City and county department directors have made significant progress on how road maintenance and law enforcement transitions will occur when more areas are annexed to the Santa Fe city limits in coming years.
Members of the Santa Fe County Commission and City Council who attended a joint session Thursday evening reached consensus on two agreements leading to the next phase in an annexation plan adopted in 2008.
At the time, officials agreed to a three-phase schedule. The first phase happened on time, but the second wasn’t completed by a 2011 deadline. That planned annexation — which includes much of the territory along Airport and Agua Fría roads on the southwestern edges of the city and includes homes of about 13,000 residents — is now targeted for completion by next July.

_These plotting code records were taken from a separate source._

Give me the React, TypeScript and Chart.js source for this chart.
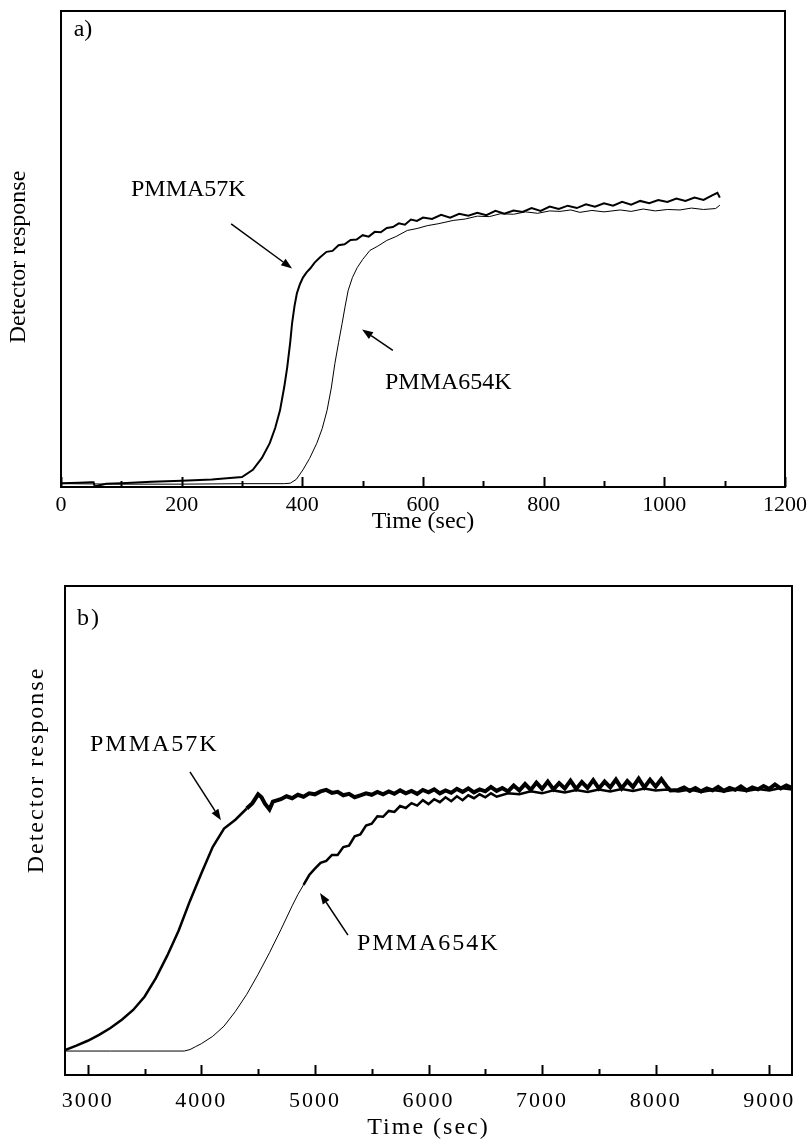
import { useEffect, useRef } from 'react';
import { Chart, registerables } from 'chart.js';

Chart.register(...registerables);

const FONT = '"Liberation Serif", "Times New Roman", Times, serif';

// ---------------- Panel a) ----------------
const aTicks = [0, 100, 200, 300, 400, 500, 600, 700, 800, 900, 1000, 1100, 1200];
const aMajorTicks = [0, 200, 400, 600, 800, 1000, 1200];
const aTickLabels = ['0', '200', '400', '600', '800', '1000', '1200'];

const a57Time = [
  0, 30, 50, 54, 56, 62, 75, 100, 150, 200, 250, 280, 300, 318, 333, 346, 355, 363, 370, 375,
  380, 383, 387, 391, 396, 401, 407, 413, 420, 429, 440, 450, 460, 470, 480, 490, 500, 510, 520,
  530, 540, 550, 560, 570, 580, 590, 600, 615, 630, 645, 660, 675, 690, 705, 720, 735, 750, 765,
  780, 795, 810, 825, 840, 855, 870, 885, 900, 915, 930, 945, 960, 975, 990, 1005, 1020, 1035,
  1050, 1065, 1080, 1088, 1092,
];
const a57Resp = [
  0.8, 0.9, 1.0, 1.0, 0.1, 0.3, 0.7, 0.8, 1.1, 1.3, 1.6, 1.9, 2.1, 3.6, 6.1, 9.2, 12.4, 16.1, 21.0, 25.2,
  30.5, 34.4, 38.0, 40.7, 42.6, 44.0, 45.1, 45.9, 47.1, 48.2, 49.4, 49.6, 50.8, 51.0, 51.9, 52.0, 52.9, 52.6, 53.6,
  53.5, 54.4, 54.6, 55.4, 55.1, 56.2, 55.9, 56.6, 56.3, 57.2, 56.6, 57.4, 57.0, 57.6, 57.1, 58.0, 57.4, 58.1, 57.8,
  58.6, 58.0, 58.9, 58.4, 59.1, 58.6, 59.4, 58.9, 59.6, 59.1, 59.9, 59.3, 60.1, 59.6, 60.3, 59.9, 60.6, 60.1,
  60.8, 60.3, 61.3, 61.8, 60.8,
];

const a654Time = [
  0, 100, 200, 300, 370, 380, 390, 401, 412, 424, 433, 441, 448, 454, 460, 466, 471, 476, 483, 491,
  500, 512, 525, 540, 555, 574, 590, 607, 625, 650, 670, 690, 710, 728, 750, 770, 790, 810, 827,
  845, 860, 880, 900, 927, 945, 965, 985, 1005, 1026, 1045, 1065, 1085, 1092,
];
const a654Resp = [
  0.7, 0.6, 0.6, 0.7, 0.7, 0.8, 1.6, 3.6, 6.0, 9.2, 12.3, 16.1, 20.8, 26.0, 30.3, 34.4, 38.0, 41.3, 44.0, 46.1,
  47.8, 49.7, 50.6, 51.8, 52.6, 53.9, 54.3, 54.9, 55.3, 56.0, 56.3, 56.9, 56.8, 57.4, 57.3, 57.8, 57.5, 58.0, 57.9,
  58.2, 57.7, 58.1, 57.8, 58.2, 57.9, 58.4, 58.0, 58.3, 58.2, 58.6, 58.3, 58.5, 59.2,
];

// ---------------- Panel b) ----------------
const bTicks = [3000, 3500, 4000, 4500, 5000, 5500, 6000, 6500, 7000, 7500, 8000, 8500, 9000];
const bMajorTicks = [3000, 4000, 5000, 6000, 7000, 8000, 9000];
const bTickLabels = ['3000', '4000', '5000', '6000', '7000', '8000', '9000'];

const b57Time = [
  2800, 2900, 3000, 3100, 3200, 3300, 3400, 3500, 3600, 3700, 3800, 3900, 4000, 4100, 4200, 4300,
  4400, 4450, 4500, 4530, 4560, 4600, 4630, 4700, 4750, 4800, 4850, 4900, 4950, 5000, 5050, 5100,
  5150, 5200, 5250, 5300, 5350, 5400, 5450, 5500, 5550, 5600, 5650, 5700, 5750, 5800, 5850, 5900,
  5950, 6000, 6050, 6100, 6150, 6200, 6250, 6300, 6350, 6400, 6450, 6500, 6550, 6600, 6650, 6700,
  6750, 6800, 6850, 6900, 6950, 7000, 7050, 7100, 7150, 7200, 7250, 7300, 7350, 7400, 7450, 7500,
  7550, 7600, 7650, 7700, 7750, 7800, 7850, 7900, 7950, 8000, 8050, 8100, 8130, 8200, 8250, 8300,
  8350, 8400, 8450, 8500, 8550, 8600, 8650, 8700, 8750, 8800, 8850, 8900, 8950, 9000, 9050, 9100,
  9150, 9200,
];
const b57Resp = [
  5.1, 6.0, 7.0, 8.2, 9.6, 11.3, 13.3, 16.0, 19.8, 24.4, 29.5, 35.6, 41.2, 46.6, 50.4, 52.2,
  54.5, 55.6, 57.4, 56.8, 55.5, 54.3, 55.9, 56.4, 57.0, 56.6, 57.3, 56.9, 57.6, 57.4, 58.0, 58.3,
  57.7, 57.9, 57.2, 57.5, 56.8, 57.2, 57.6, 57.3, 57.9, 57.4, 58.0, 57.5, 58.2, 57.6, 58.1, 57.5,
  58.3, 57.8, 58.4, 57.6, 58.2, 57.7, 58.5, 57.9, 58.6, 57.8, 58.4, 58.0, 58.9, 58.1, 58.7, 58.0,
  59.2, 58.2, 59.5, 58.3, 59.8, 58.5, 60.0, 58.4, 59.7, 58.6, 60.2, 58.5, 59.9, 58.7, 60.3, 58.6,
  60.0, 58.8, 60.4, 58.6, 60.1, 58.9, 60.6, 58.8, 60.4, 59.0, 60.5, 58.9, 58.2, 58.3, 58.8, 58.1,
  58.7, 58.0, 58.6, 58.2, 58.9, 58.1, 58.7, 58.3, 59.0, 58.2, 58.8, 58.4, 59.1, 58.5, 59.4, 58.6,
  59.2, 58.7,
];

const b654Time = [
  2800, 3200, 3600, 3850, 3900, 3950, 4000, 4100, 4200, 4300, 4400, 4500, 4600, 4700, 4800, 4850,
  4900, 4950, 5000, 5050, 5100, 5150, 5200, 5250, 5300, 5350, 5400, 5450, 5500, 5550, 5600, 5650,
  5700, 5750, 5800, 5850, 5900, 5950, 6000, 6050, 6100, 6150, 6200, 6250, 6300, 6350, 6400, 6450,
  6500, 6550, 6600, 6700, 6800, 6900, 7000, 7100, 7200, 7300, 7400, 7500, 7600, 7700, 7800, 7900,
  8000, 8100, 8200, 8300, 8400, 8500, 8600, 8700, 8800, 8900, 9000, 9100, 9200,
];
const b654Resp = [
  4.9, 4.9, 4.9, 4.9, 5.2, 5.8, 6.4, 7.9, 10.0, 13.0, 16.5, 20.6, 25.0, 29.7, 34.6, 36.9,
  38.9, 40.9, 42.2, 43.4, 43.8, 45.0, 45.0, 46.6, 46.9, 48.8, 49.2, 51.0, 51.4, 52.9, 52.8, 54.0,
  53.8, 55.0, 54.6, 55.6, 55.1, 56.2, 55.4, 56.4, 55.8, 56.8, 56.0, 57.0, 56.2, 57.2, 56.6, 57.4,
  56.8, 57.6, 56.9, 57.6, 57.4, 58.0, 57.6, 58.2, 57.8, 58.3, 57.9, 58.4, 58.0, 58.5, 58.1, 58.6,
  58.2, 58.4, 58.0, 58.4, 57.9, 58.3, 58.0, 58.4, 58.1, 58.5, 58.2, 58.7, 58.4,
];

// ---------------- annotations (data coordinates) ----------------
const aTexts = [
  { text: 'a)', x: 21, y: 96 },
  { text: 'PMMA57K', x: 116, y: 62.5 },
  { text: 'PMMA654K', x: 537, y: 22 },
];
const aArrows = [
  { x1: 282, y1: 55.3, x2: 383, y2: 45.9 },
  { x1: 550, y1: 28.7, x2: 499, y2: 33.1 },
];
const bTexts = [
  { text: 'b)', x: 2906, y: 93.3 },
  { text: 'PMMA57K', x: 3020, y: 67.5 },
  { text: 'PMMA654K', x: 5370, y: 26.8 },
];
const bArrows = [
  { x1: 3900, y1: 62, x2: 4173, y2: 52.1 },
  { x1: 5291, y1: 28.6, x2: 5045, y2: 37.2 },
];

const zip = (xs: number[], ys: number[]) => xs.map((x, i) => ({ x, y: ys[i] }));

const framePlugin = {
  id: 'frame',
  beforeDraw(chart: any, _a: any, opts: any) {
    chart.ctx.letterSpacing = opts.letterSpacing || '0px';
  },
  afterDatasetsDraw(chart: any, _a: any, opts: any) {
    const { ctx, chartArea: a, scales } = chart;
    const x = scales.x;
    const y = scales.y;
    ctx.save();
    ctx.letterSpacing = opts.letterSpacing || '0px';
    ctx.strokeStyle = '#000';
    ctx.fillStyle = '#000';
    ctx.lineWidth = 2;
    ctx.strokeRect(a.left, a.top, a.right - a.left, a.bottom - a.top);
    // inward tick marks
    for (const v of opts.ticks) {
      const px = Math.round(x.getPixelForValue(v)) + 0.5;
      const len = opts.major.includes(v) ? 10 : 6;
      ctx.beginPath();
      ctx.moveTo(px, a.bottom);
      ctx.lineTo(px, a.bottom - len);
      ctx.stroke();
    }
    // labels
    ctx.font = `24px ${FONT}`;
    ctx.textAlign = 'left';
    ctx.textBaseline = 'middle';
    for (const t of opts.texts) {
      ctx.fillText(t.text, x.getPixelForValue(t.x), y.getPixelForValue(t.y));
    }
    // arrows
    ctx.lineWidth = 1.5;
    for (const ar of opts.arrows) {
      const x1 = x.getPixelForValue(ar.x1), y1 = y.getPixelForValue(ar.y1);
      const x2 = x.getPixelForValue(ar.x2), y2 = y.getPixelForValue(ar.y2);
      const ang = Math.atan2(y2 - y1, x2 - x1);
      const hl = 11, hw = 4;
      const bx = x2 - hl * Math.cos(ang), by = y2 - hl * Math.sin(ang);
      ctx.beginPath();
      ctx.moveTo(x1, y1);
      ctx.lineTo(bx, by);
      ctx.stroke();
      ctx.beginPath();
      ctx.moveTo(x2, y2);
      ctx.lineTo(bx + hw * Math.sin(ang), by - hw * Math.cos(ang));
      ctx.lineTo(bx - hw * Math.sin(ang), by + hw * Math.cos(ang));
      ctx.closePath();
      ctx.fill();
    }
    // y title
    ctx.translate(opts.yTitleX, opts.yTitleY);
    ctx.rotate(-Math.PI / 2);
    ctx.textAlign = 'center';
    ctx.fillText('Detector response', 0, 0);
    ctx.restore();
  },
};

function buildConfig(p: any): any {
  const labelFor = (v: number) => {
    const i = p.major.indexOf(v);
    return i >= 0 ? p.labels[i] : '';
  };
  return {
    type: 'line',
    data: {
      datasets: [
        {
          data: zip(p.t57, p.r57),
          borderColor: '#000',
          borderWidth: p.w57,
          pointRadius: 0,
          tension: 0,
          segment: { borderWidth: (c: any) => (c.p0.parsed.x >= p.noisy57 ? p.w57n : p.w57) },
        },
        {
          data: zip(p.t654, p.r654),
          borderColor: '#000',
          borderWidth: p.w654,
          pointRadius: 0,
          tension: 0,
          segment: { borderWidth: (c: any) => (c.p0.parsed.x >= p.noisy654 ? p.w654n : p.w654) },
        },
      ],
    },
    options: {
      animation: false,
      responsive: false,
      events: [],
      layout: { padding: p.pad },
      plugins: {
        legend: { display: false },
        tooltip: { enabled: false },
        frame: {
          ticks: p.ticks,
          major: p.major,
          texts: p.texts,
          arrows: p.arrows,
          yTitleX: p.yTitleX,
          yTitleY: p.yTitleY,
          letterSpacing: p.letterSpacing,
        },
      },
      scales: {
        x: {
          type: 'linear',
          min: p.min,
          max: p.max,
          afterBuildTicks: (s: any) => {
            s.ticks = p.ticks.map((v: number) => ({ value: v }));
          },
          afterFit: (s: any) => {
            s.height = p.xH;
          },
          grid: { display: false },
          border: { display: false },
          ticks: {
            autoSkip: false,
            maxRotation: 0,
            minRotation: 0,
            padding: p.tickPad,
            color: '#000',
            font: { family: FONT, size: 22 },
            callback: (v: number) => labelFor(v),
          },
          title: {
            display: true,
            text: 'Time (sec)',
            color: '#000',
            font: { family: FONT, size: 24 },
            padding: { top: 0, bottom: p.titlePad },
          },
        },
        y: { display: false, min: 0, max: 100 },
      },
    },
    plugins: [framePlugin],
  };
}

const panelA = {
  t57: a57Time, r57: a57Resp, t654: a654Time, r654: a654Resp,
  w57: 2, w57n: 2, noisy57: 99999, w654: 1, w654n: 1, noisy654: 99999,
  min: 0, max: 1200, ticks: aTicks, major: aMajorTicks, labels: aTickLabels,
  pad: { left: 61, top: 11, right: 26, bottom: 0 }, xH: 58, tickPad: -3, titlePad: 9,
  texts: aTexts, arrows: aArrows, yTitleX: 19, yTitleY: 257, letterSpacing: '0px',
};

const panelB = {
  t57: b57Time, r57: b57Resp, t654: b654Time, r654: b654Resp,
  w57: 2.5, w57n: 4, noisy57: 4400, w654: 1, w654n: 2.5, noisy654: 4900,
  min: 2800, max: 9200, ticks: bTicks, major: bMajorTicks, labels: bTickLabels,
  pad: { left: 65, top: 31, right: 19, bottom: 0 }, xH: 67, tickPad: 5, titlePad: 0,
  texts: bTexts, arrows: bArrows, yTitleX: 37, yTitleY: 215, letterSpacing: '2px',
};

export default function App() {
  const refA = useRef<HTMLCanvasElement>(null);
  const refB = useRef<HTMLCanvasElement>(null);
  useEffect(() => {
    const ca = new Chart(refA.current as HTMLCanvasElement, buildConfig(panelA));
    const cb = new Chart(refB.current as HTMLCanvasElement, buildConfig(panelB));
    return () => {
      ca.destroy();
      cb.destroy();
    };
  }, []);
  return (
    <div style={{ position: 'absolute', left: 0, top: 0, width: 811, height: 1142, background: '#fff' }}>
      <canvas ref={refA} width={811} height={545} style={{ position: 'absolute', left: 0, top: 0 }} />
      <canvas ref={refB} width={811} height={587} style={{ position: 'absolute', left: 0, top: 555 }} />
    </div>
  );
}
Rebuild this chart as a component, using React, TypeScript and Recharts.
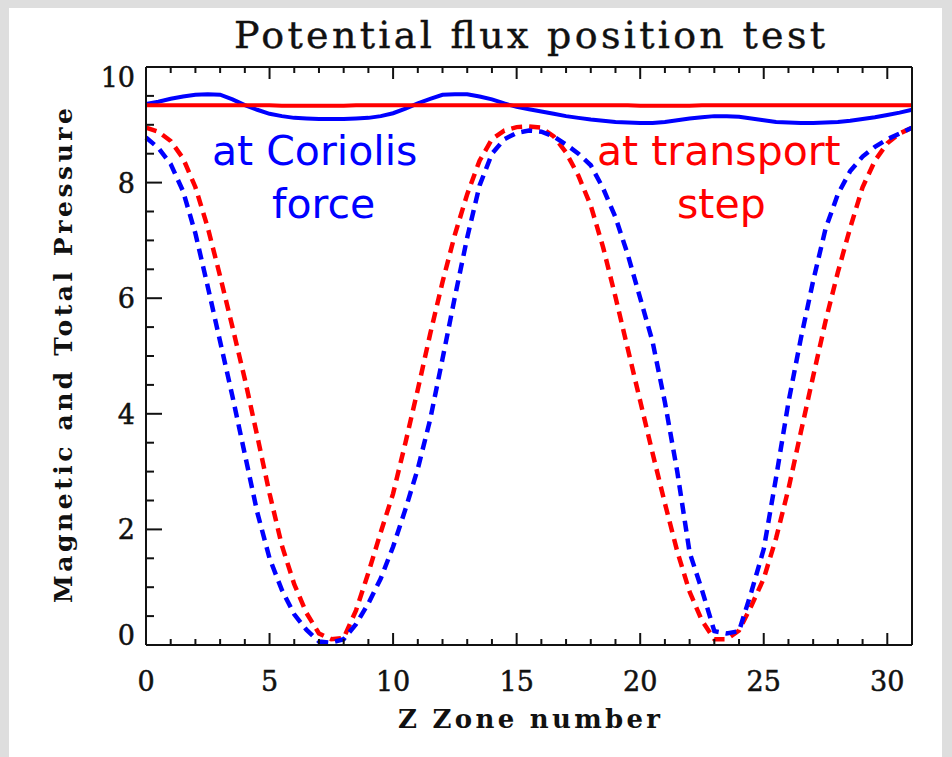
import React from "react";
import { LineChart, Line, XAxis, YAxis } from "recharts";

// zone positions, sampled every half zone
const zValues = [
  0, 0.5, 1, 1.5, 2, 2.5, 3, 3.5, 4, 4.5,
  5, 5.5, 6, 6.5, 7, 7.5, 8, 8.5, 9, 9.5,
  10, 10.5, 11, 11.5, 12, 12.5, 13, 13.5, 14, 14.5,
  15, 15.5, 16, 16.5, 17, 17.5, 18, 18.5, 19, 19.5,
  20, 20.5, 21, 21.5, 22, 22.5, 23, 23.5, 24, 24.5,
  25, 25.5, 26, 26.5, 27, 27.5, 28, 28.5, 29, 29.5,
  30, 30.5, 31,
];

// total pressure, transport step (red solid)
const redTotal = [
  9.34, 9.34, 9.34, 9.34, 9.34, 9.34, 9.34, 9.34, 9.34, 9.34,
  9.34, 9.33, 9.33, 9.33, 9.33, 9.33, 9.33, 9.34, 9.34, 9.34,
  9.34, 9.34, 9.34, 9.34, 9.34, 9.34, 9.34, 9.34, 9.34, 9.34,
  9.34, 9.34, 9.34, 9.34, 9.34, 9.34, 9.34, 9.34, 9.34, 9.34,
  9.33, 9.33, 9.33, 9.33, 9.33, 9.34, 9.34, 9.34, 9.34, 9.34,
  9.34, 9.34, 9.34, 9.34, 9.34, 9.34, 9.34, 9.34, 9.34, 9.34,
  9.34, 9.34, 9.34,
];

// total pressure, Coriolis force (blue solid)
const blueTotal = [
  9.36, 9.4, 9.45, 9.49, 9.52, 9.53, 9.52, 9.44, 9.34, 9.26,
  9.19, 9.15, 9.12, 9.11, 9.1, 9.1, 9.1, 9.11, 9.12, 9.15,
  9.2, 9.28, 9.37, 9.45, 9.52, 9.53, 9.53, 9.49, 9.44, 9.37,
  9.31, 9.27, 9.23, 9.19, 9.15, 9.12, 9.09, 9.07, 9.05, 9.04,
  9.03, 9.03, 9.05, 9.08, 9.11, 9.13, 9.15, 9.15, 9.14, 9.11,
  9.08, 9.05, 9.04, 9.03, 9.03, 9.04, 9.05, 9.07, 9.1, 9.13,
  9.17, 9.21, 9.26,
];

// magnetic pressure, transport step (red dashed)
const redMagnetic = [
  8.95, 8.88, 8.72, 8.42, 7.92, 7.22, 6.38, 5.5, 4.6, 3.62,
  2.62, 1.72, 1.05, 0.55, 0.2, 0.1, 0.12, 0.6, 1.25, 1.95,
  2.62, 3.5, 4.42, 5.38, 6.28, 7.1, 7.8, 8.38, 8.75, 8.9,
  8.96, 8.97, 8.95, 8.8, 8.52, 8.12, 7.6, 6.88, 6.02, 5.12,
  4.22, 3.32, 2.45, 1.62, 0.92, 0.42, 0.1, 0.1, 0.25, 0.68,
  1.15, 1.85, 2.7, 3.68, 4.65, 5.6, 6.45, 7.22, 7.92, 8.38,
  8.68, 8.85, 8.95,
];

// magnetic pressure, Coriolis force (blue dashed)
const blueMagnetic = [
  8.78, 8.6, 8.32, 7.85, 7.12, 6.2, 5.25, 4.3, 3.3, 2.3,
  1.5, 0.95, 0.53, 0.26, 0.06, 0.04, 0.1, 0.36, 0.72, 1.15,
  1.7, 2.35, 3.05, 3.9, 4.95, 6.02, 7.05, 7.95, 8.5, 8.75,
  8.86, 8.9, 8.88, 8.8, 8.66, 8.5, 8.3, 7.9, 7.4, 6.75,
  6.0, 5.25, 4.2, 3.0, 1.6, 0.95, 0.24, 0.2, 0.24, 0.92,
  1.66, 2.9, 4.2, 5.3, 6.3, 7.2, 7.8, 8.2, 8.45, 8.62,
  8.75, 8.85, 8.95,
];

const xTicks = [0, 1, 2, 3, 4, 5, 6, 7, 8, 9, 10, 11, 12, 13, 14, 15, 16, 17, 18, 19, 20, 21, 22, 23, 24, 25, 26, 27, 28, 29, 30, 31];
const xLabels = [0, 5, 10, 15, 20, 25, 30];
const yTicks = [0, 0.5, 1, 1.5, 2, 2.5, 3, 3.5, 4, 4.5, 5, 5.5, 6, 6.5, 7, 7.5, 8, 8.5, 9, 9.5, 10];
const yLabels = [0, 2, 4, 6, 8, 10];

const chartData = zValues.map((z, i) => ({
  z,
  redTotal: redTotal[i],
  blueTotal: blueTotal[i],
  redMagnetic: redMagnetic[i],
  blueMagnetic: blueMagnetic[i],
}));

const BLUE = "#0000ff";
const RED = "#ff0000";
const INK = "#111";
const serif = "DejaVu Serif";
const tickText = { fontFamily: serif, fontSize: 27, fill: INK, stroke: INK, strokeWidth: 0.5 };

// ticks point into the plot, labels only on major ones
const BottomTick = (props: any) => {
  const { x, y, payload } = props;
  const major = xLabels.includes(payload.value);
  return (
    <g>
      <line x1={x} y1={y} x2={x} y2={y - (major ? 12 : 6)} stroke={INK} strokeWidth={2} />
      {major && (
        <text x={x} y={y + 46} textAnchor="middle" {...tickText}>
          {payload.value}
        </text>
      )}
    </g>
  );
};

const TopTick = (props: any) => {
  const { x, y, payload } = props;
  const major = xLabels.includes(payload.value);
  return <line x1={x} y1={y} x2={x} y2={y + (major ? 12 : 6)} stroke={INK} strokeWidth={2} />;
};

const LeftTick = (props: any) => {
  const { x, y, payload } = props;
  const major = yLabels.includes(payload.value);
  // end labels sit a little inside the box, as in the original plot
  const nudge = payload.value === 0 ? -10 : payload.value === 10 ? 10 : 0;
  return (
    <g>
      <line x1={x} y1={y} x2={x + (major ? 16 : 8)} y2={y} stroke={INK} strokeWidth={2} />
      {major && (
        <text x={x - 11} y={y + 10 + nudge} textAnchor="end" {...tickText}>
          {payload.value}
        </text>
      )}
    </g>
  );
};

const RightTick = (props: any) => {
  const { x, y, payload } = props;
  const major = yLabels.includes(payload.value);
  return <line x1={x} y1={y} x2={x - (major ? 16 : 8)} y2={y} stroke={INK} strokeWidth={2} />;
};

const axisLine = { stroke: INK, strokeWidth: 2 };

export default function App() {
  return (
    <div style={{ position: "absolute", left: 0, top: 0, width: 952, height: 757, background: "#dedede" }}>
      <div style={{ position: "absolute", left: 9, top: 8, width: 933, height: 749, background: "#fff" }} />
      <div style={{ position: "absolute", left: 0, top: 0 }}>
        <LineChart width={952} height={757} data={chartData} margin={{ top: 66, right: 39, bottom: 111, left: 145 }}>
          <XAxis
            dataKey="z"
            type="number"
            domain={[0, 31]}
            ticks={xTicks}
            interval={0}
            height={1}
            tickSize={0}
            tickMargin={0}
            tickLine={false}
            axisLine={axisLine}
            tick={<BottomTick />}
          />
          <XAxis
            xAxisId="top"
            orientation="top"
            dataKey="z"
            type="number"
            domain={[0, 31]}
            ticks={xTicks}
            interval={0}
            height={1}
            tickSize={0}
            tickMargin={0}
            tickLine={false}
            axisLine={axisLine}
            tick={<TopTick />}
          />
          <YAxis
            type="number"
            domain={[0, 10]}
            ticks={yTicks}
            interval={0}
            width={1}
            tickSize={0}
            tickMargin={0}
            tickLine={false}
            axisLine={axisLine}
            tick={<LeftTick />}
          />
          <YAxis
            yAxisId="right"
            orientation="right"
            type="number"
            domain={[0, 10]}
            ticks={yTicks}
            interval={0}
            width={1}
            tickSize={0}
            tickMargin={0}
            tickLine={false}
            axisLine={axisLine}
            tick={<RightTick />}
          />
          <Line dataKey="redMagnetic" type="linear" stroke={RED} strokeWidth={4.5} strokeDasharray="11 7" dot={false} isAnimationActive={false} />
          <Line dataKey="blueMagnetic" type="linear" stroke={BLUE} strokeWidth={4.5} strokeDasharray="11 7" dot={false} isAnimationActive={false} />
          <Line dataKey="blueTotal" type="linear" stroke={BLUE} strokeWidth={4} dot={false} isAnimationActive={false} />
          <Line dataKey="redTotal" type="linear" stroke={RED} strokeWidth={4} dot={false} isAnimationActive={false} />
        </LineChart>
      </div>
      <svg width={952} height={757} style={{ position: "absolute", left: 0, top: 0, pointerEvents: "none" }}>
        <text x={234} y={48} fontFamily={serif} fontSize={38} fill={INK} stroke={INK} strokeWidth={0.4} textLength={591} lengthAdjust="spacing">
          Potential flux position test
        </text>
        <text x={398} y={728} fontFamily={serif} fontSize={26} fontWeight="bold" fill={INK} textLength={262} lengthAdjust="spacing">
          Z Zone number
        </text>
        <text
          transform="translate(72,603) rotate(-90)"
          fontFamily={serif}
          fontSize={25}
          fontWeight="bold"
          fill={INK}
          textLength={495}
          lengthAdjust="spacing"
        >
          Magnetic and Total Pressure
        </text>
        <g fontFamily="DejaVu Sans" fontSize={41}>
          <text x={212} y={165} fill={BLUE}>at Coriolis</text>
          <text x={272} y={218} fill={BLUE}>force</text>
          <text x={597} y={165} fill={RED}>at transport</text>
          <text x={677} y={218} fill={RED}>step</text>
        </g>
      </svg>
    </div>
  );
}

Public safety has been a contentious topic in previous joint sessions, but city Police Chief Ray Rael and County Sheriff Robert Garcia now agree on how they will respond to calls in the area, which has the highest volume of calls in the region. Although the original annexation agreement called for the city to immediately take over the territory, law enforcement leaders this week said that wasn’t practical given staff levels and the amount of time needed to train new hires.
The two agreed instead that in the first year both jurisdictions will maintain current service. The second year, the city will assume all law enforcement in the areas that will become city territory south of and including Airport Road. The third year, the city will assume activity in the annexation area south of the village of Agua Fría.
The sheriff reiterated, however, that the agencies won’t argue over particular emergency calls on either side of the boundary lines. The county will maintain jurisdiction inside the city even after annexation and will respond as needed, he said.
With respect to roads, the county will decide when to undertake repairs “with the intent to accomplish all activities as quickly as funding allows,” but the whole list must be done before the final recording of the annexation.
“We are trying to target the most important roads first and target the roads that are in the worst condition first,” said county Public Works Director Adam Leigland.
As soon as the county fixes a particular roadway, it will convey ownership to the city and the city will take over responsibility for future maintenance.
Councilor Rebecca Wurzburger and Councilor Chris Calvert said they want the city to make announcements in the newspaper when roads change jurisdiction. Street signs will also change to the city’s color scheme when a shift occurs.
The local governments still need to come to agreement about how to handle a serious drainage problem they’ve both identified along West Alameda.
Both the roads and public-safety agreements are subject to final approval by the County Commission and City Council. A revised timeline for the third annexation phase also remains unresolved. Some officials from both jurisdictions have talked about dropping those plans altogether. Another meeting between the two governing bodies will be scheduled early next year.